How to Contact an Inmate at USP Lewisburg
The main way inmates communicate electronically day to day is through TRULINCS. Before you try to message someone, there are a couple of approval and consent rules you need to know about first.
Before an inmate can send or receive electronic messages through TRULINCS, they need to be approved to use the system. On your end, you also have to agree to be contacted. If your permission isn't on file, messages can't be exchanged, even if the inmate is otherwise cleared to use TRULINCS.
TRULINCS messaging is limited by design. Messages are text-only with no attachments, and each one is capped at 13,000 characters (roughly two pages of text). Don't assume these messages are private the way regular email is. Both the inmate and the contact must consent to monitoring to use the system, and messages are screened for content that could jeopardize public safety or the security and orderly operation of the facility.
Note: TRULINCS is a controlled system inside the institution. Inmates do not have internet access through it. The service is funded entirely through the Inmate Trust Fund, not taxpayer dollars.
If you're planning to stay in touch by phone, expect the same level of monitoring. The Bureau of Prisons posts a notice by each inmate telephone advising that calls are monitored. Calls to attorneys may be unmonitored in certain circumstances, but that's the exception, not the default.
Steps to Follow
- ✓ Ask the inmate to confirm they are approved to use TRULINCS before you expect messages to go through.
- ✓ Make sure your consent to be contacted through TRULINCS has been given and is on file for the inmate to message you.
- Write a text-only message: Do not include attachments, since the system does not allow them.
- Keep it within the size limit: Stay under 13,000 characters per message.
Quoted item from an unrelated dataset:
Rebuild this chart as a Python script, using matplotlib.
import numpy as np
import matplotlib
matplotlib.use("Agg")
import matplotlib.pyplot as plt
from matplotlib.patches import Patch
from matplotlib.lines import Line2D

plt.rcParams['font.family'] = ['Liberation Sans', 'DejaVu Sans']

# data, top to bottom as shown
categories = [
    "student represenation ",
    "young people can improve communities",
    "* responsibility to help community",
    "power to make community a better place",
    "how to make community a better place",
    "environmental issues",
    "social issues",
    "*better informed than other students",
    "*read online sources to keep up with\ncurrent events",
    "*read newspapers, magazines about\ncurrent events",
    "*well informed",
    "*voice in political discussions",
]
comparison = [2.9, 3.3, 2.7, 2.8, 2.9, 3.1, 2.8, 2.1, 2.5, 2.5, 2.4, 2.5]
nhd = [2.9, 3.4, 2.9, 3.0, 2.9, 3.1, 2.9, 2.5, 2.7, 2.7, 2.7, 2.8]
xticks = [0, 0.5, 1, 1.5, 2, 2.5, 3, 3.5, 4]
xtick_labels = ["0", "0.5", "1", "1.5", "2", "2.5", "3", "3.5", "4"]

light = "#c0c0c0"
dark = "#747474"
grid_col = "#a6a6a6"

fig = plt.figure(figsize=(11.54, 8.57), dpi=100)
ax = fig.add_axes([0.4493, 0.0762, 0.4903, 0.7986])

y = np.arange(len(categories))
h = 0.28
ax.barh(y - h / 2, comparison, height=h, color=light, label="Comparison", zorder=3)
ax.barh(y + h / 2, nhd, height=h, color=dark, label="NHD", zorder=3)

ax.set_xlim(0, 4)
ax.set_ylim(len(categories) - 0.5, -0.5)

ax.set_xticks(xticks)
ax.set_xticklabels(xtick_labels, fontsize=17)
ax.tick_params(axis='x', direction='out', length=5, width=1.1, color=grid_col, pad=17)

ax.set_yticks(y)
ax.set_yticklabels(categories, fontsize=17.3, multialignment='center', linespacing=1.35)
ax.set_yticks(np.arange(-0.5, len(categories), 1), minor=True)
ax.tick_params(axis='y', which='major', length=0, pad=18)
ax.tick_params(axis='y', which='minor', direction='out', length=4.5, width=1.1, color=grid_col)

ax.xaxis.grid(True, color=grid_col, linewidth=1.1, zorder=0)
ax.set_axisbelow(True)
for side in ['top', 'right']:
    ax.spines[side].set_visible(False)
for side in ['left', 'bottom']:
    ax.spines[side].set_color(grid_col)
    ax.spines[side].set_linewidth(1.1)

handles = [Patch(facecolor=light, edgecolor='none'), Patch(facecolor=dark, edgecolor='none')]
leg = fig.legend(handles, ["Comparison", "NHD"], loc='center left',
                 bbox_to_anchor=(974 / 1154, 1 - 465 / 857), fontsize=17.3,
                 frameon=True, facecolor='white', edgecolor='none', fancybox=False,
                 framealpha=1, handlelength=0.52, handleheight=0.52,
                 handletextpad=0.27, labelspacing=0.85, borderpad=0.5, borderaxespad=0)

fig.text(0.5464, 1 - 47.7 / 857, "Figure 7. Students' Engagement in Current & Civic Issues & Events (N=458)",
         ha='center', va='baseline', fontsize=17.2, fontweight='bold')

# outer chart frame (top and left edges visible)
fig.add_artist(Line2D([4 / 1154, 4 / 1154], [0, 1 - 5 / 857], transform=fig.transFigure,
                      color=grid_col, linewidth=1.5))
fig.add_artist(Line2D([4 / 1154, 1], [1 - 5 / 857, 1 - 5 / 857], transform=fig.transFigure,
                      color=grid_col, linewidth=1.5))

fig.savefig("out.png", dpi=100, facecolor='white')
- Send with monitoring in mind: Use TRULINCS only if you are comfortable consenting to monitoring, and remember messages are screened for safety and security concerns.
- ✓ Expect inmate telephone calls to be monitored (a notice is posted next to each phone).
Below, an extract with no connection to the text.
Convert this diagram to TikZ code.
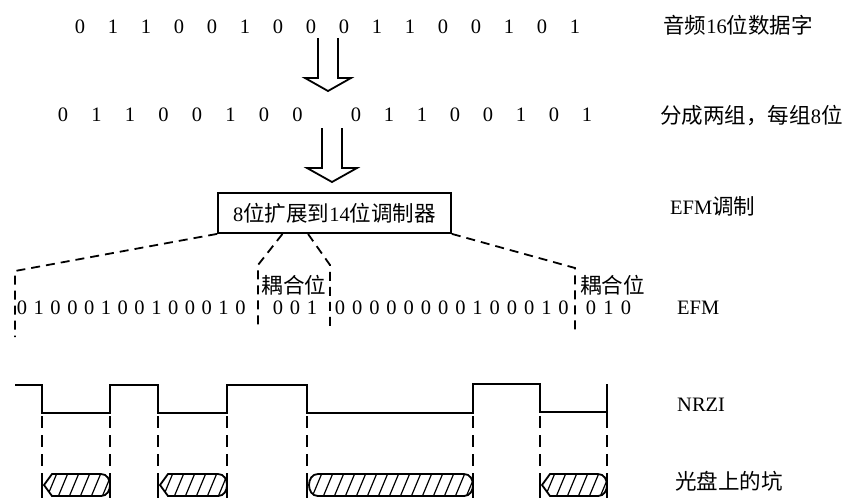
\documentclass[tikz,border=0pt]{standalone}
\usepackage{fontspec}
\setmainfont{Liberation Serif}
\newfontfamily\cjkf{Noto Sans CJK SC}[Scale=1.05]
\newcommand{\cj}[1]{{\cjkf #1}}
\begin{document}
\begin{tikzpicture}[x=1pt,y=-1pt,
  txt/.style={inner sep=0pt, font=\fontsize{20.5}{24}\selectfont},
  lab/.style={txt, anchor=west},
  ln/.style={line width=1.8pt},
  dsh/.style={line width=1.8pt, dash pattern=on 9pt off 6pt},
  dshb/.style={line width=1.8pt, dash pattern=on 12pt off 7pt},
  hatch/.style={line width=1.2pt},
]
\useasboundingbox (0,0) rectangle (842,498);

% ---- row 1: 16-bit word
\foreach \d [count=\i from 0] in {0,1,1,0,0,1,0,0,0,1,1,0,0,1,0,1}
  \node[txt] (ra\i) at ({80+33*\i},27) {\d};
% ---- row 2: two groups of 8
\foreach \d [count=\i from 0] in {0,1,1,0,0,1,0,0}
  \node[txt] (rb\i) at ({63+33.5*\i},115) {\d};
\foreach \d [count=\i from 0] in {0,1,1,0,0,1,0,1}
  \node[txt] (rc\i) at ({356+33*\i},115) {\d};

% ---- right labels
\node[lab] (l1) at (663,25) {\cj{音频}16\cj{位数据字}};
\node[lab] (l2) at (660,116) {\cj{分成两组，每组}8\cj{位}};
\node[lab] (l3) at (670,206) {EFM\cj{调制}};
\node[lab] (l4) at (677,308) {EFM};
\node[lab] (l5) at (677,405) {NRZI};
\node[lab] (l6) at (675,481) {\cj{光盘上的坑}};

% ---- hollow arrows
\coordinate (a1) at (328,38);
\coordinate (a2) at (332,128);
\draw[ln] ([xshift=-10pt]a1) -- ++(0,40) -- ++(-13,0) -- ++(23,13) -- ++(23,-13) -- ++(-13,0) -- ++(0,-40);
\draw[ln] ([xshift=-10pt]a2) -- ++(0,40) -- ++(-15,0) -- ++(25,14) -- ++(25,-14) -- ++(-15,0) -- ++(0,-40);

% ---- modulator box
\node[draw, ln, txt, minimum width=233pt, minimum height=40pt] (mod) at (334.5,213)
  {8\cj{位扩展到}14\cj{位调制器}};

% ---- dashed fan-out
\coordinate (cL) at (15,271);   \coordinate (cLb) at (15,337);
\coordinate (c1) at (258,265);  \coordinate (c1b) at (258,328);
\coordinate (c2) at (330,265);  \coordinate (c2b) at (330,328);
\coordinate (cR) at (575,268);  \coordinate (cRb) at (575,330);
\draw[dsh] (mod.south west) -- (cL) -- (cLb);
\draw[dsh] ([xshift=-52pt]mod.south) -- (c1) -- (c1b);
\draw[dsh] ([xshift=-26.5pt]mod.south) -- (c2) -- (c2b);
\draw[dsh] (mod.south east) -- (cR) -- (cRb);

\node[txt] (cp1) at (294,285) {\cj{耦合位}};
\node[lab] (cp2) at (580,285) {\cj{耦合位}};

% ---- EFM bits
\foreach \d [count=\i from 0] in {0,1,0,0,0,1,0,0,1,0,0,0,1,0}
  \node[txt] (e1\i) at ({22+16.8*\i},308) {\d};
\foreach \d [count=\i from 0] in {0,0,1}
  \node[txt] (e2\i) at ({278+17*\i},308) {\d};
\foreach \d [count=\i from 0] in {0,0,0,0,0,0,0,0,1,0,0,0,1,0}
  \node[txt] (e3\i) at ({340+17.2*\i},308) {\d};
\foreach \d [count=\i from 0] in {0,1,0}
  \node[txt] (e4\i) at ({591+17.5*\i},308) {\d};

% ---- NRZI waveform
\draw[ln] (15,385) -- (42,385) -- (42,413) -- (110,413) -- (110,385) -- (158,385)
  -- (158,413) -- (227,413) -- (227,385) -- (307,385) -- (307,413) -- (473,413)
  -- (473,384) -- (540,384) -- (540,412) -- (607,412);
\draw[ln] (607,384) -- (607,422);

% ---- projection lines
\foreach \x in {42,110,158,227,307,473,540,607}{
  \draw[dshb] (\x,416) -- (\x,474);
  \draw[ln] (\x,474) -- (\x,498);
}

% ---- pits (angular left end, round right end)
\foreach \a/\b in {42/110,158/227,540/607}{
  \begin{scope}
    \clip ({\a+10},474) -- ({\b-9},474) .. controls ({\b+3},474) and ({\b+3},496) .. ({\b-9},496)
      -- ({\a+10},496) -- ({\a+2},485) -- cycle;
    \foreach \h in {0,11,...,88}
      \draw[hatch] ({\a+\h-6},497) -- ({\a+\h+4},473);
  \end{scope}
  \draw[ln] ({\a+10},474) -- ({\b-9},474) .. controls ({\b+3},474) and ({\b+3},496) .. ({\b-9},496)
      -- ({\a+10},496) -- ({\a+2},485) -- cycle;
}
% ---- long pit (both ends round)
\begin{scope}
  \clip (318,474) -- (464,474) .. controls (476,474) and (476,496) .. (464,496)
    -- (318,496) .. controls (306,496) and (306,474) .. (318,474) -- cycle;
  \foreach \h in {0,11,...,187}
    \draw[hatch] ({307+\h-6},497) -- ({307+\h+4},473);
\end{scope}
\draw[ln] (318,474) -- (464,474) .. controls (476,474) and (476,496) .. (464,496)
  -- (318,496) .. controls (306,496) and (306,474) .. (318,474) -- cycle;

\end{tikzpicture}
\end{document}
- ✓ If you need attorney communication, ask how unmonitored attorney calls work in the situations where they are permitted.
If something isn't working, check the two gates that block communication most often: the inmate needs to be approved to use TRULINCS, and the person they want to message has to have given permission to be contacted. Not sure whether your consent is recorded correctly? Verify it with the facility through the official communication process.
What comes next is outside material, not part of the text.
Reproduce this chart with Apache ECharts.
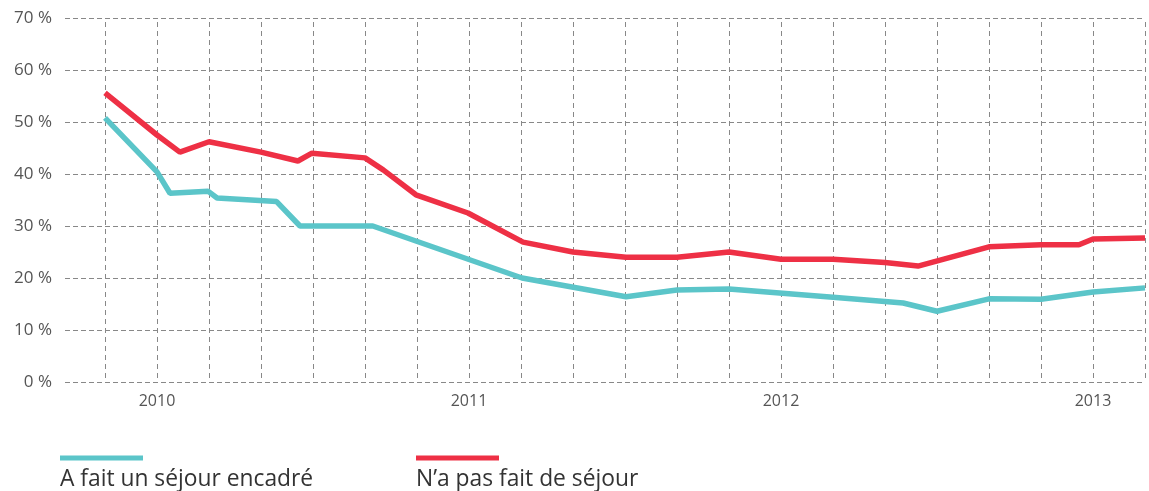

- ✓ TRULINCS message rules: text-only, no attachments, 13,000-character limit per message.
- ✓ Monitoring and screening: both parties must consent to monitoring, and messages are screened for safety and security concerns.
- ✓ Phone calls: calls are monitored, and unmonitored attorney calls are allowed only in certain circumstances.
Set realistic expectations about what TRULINCS can and can't do. Inmates don't have general internet access through the system, and their usage is controlled within the institution. The service is funded through the Inmate Trust Fund rather than taxpayer dollars. If you have questions about how it works, confirm current details through official channels.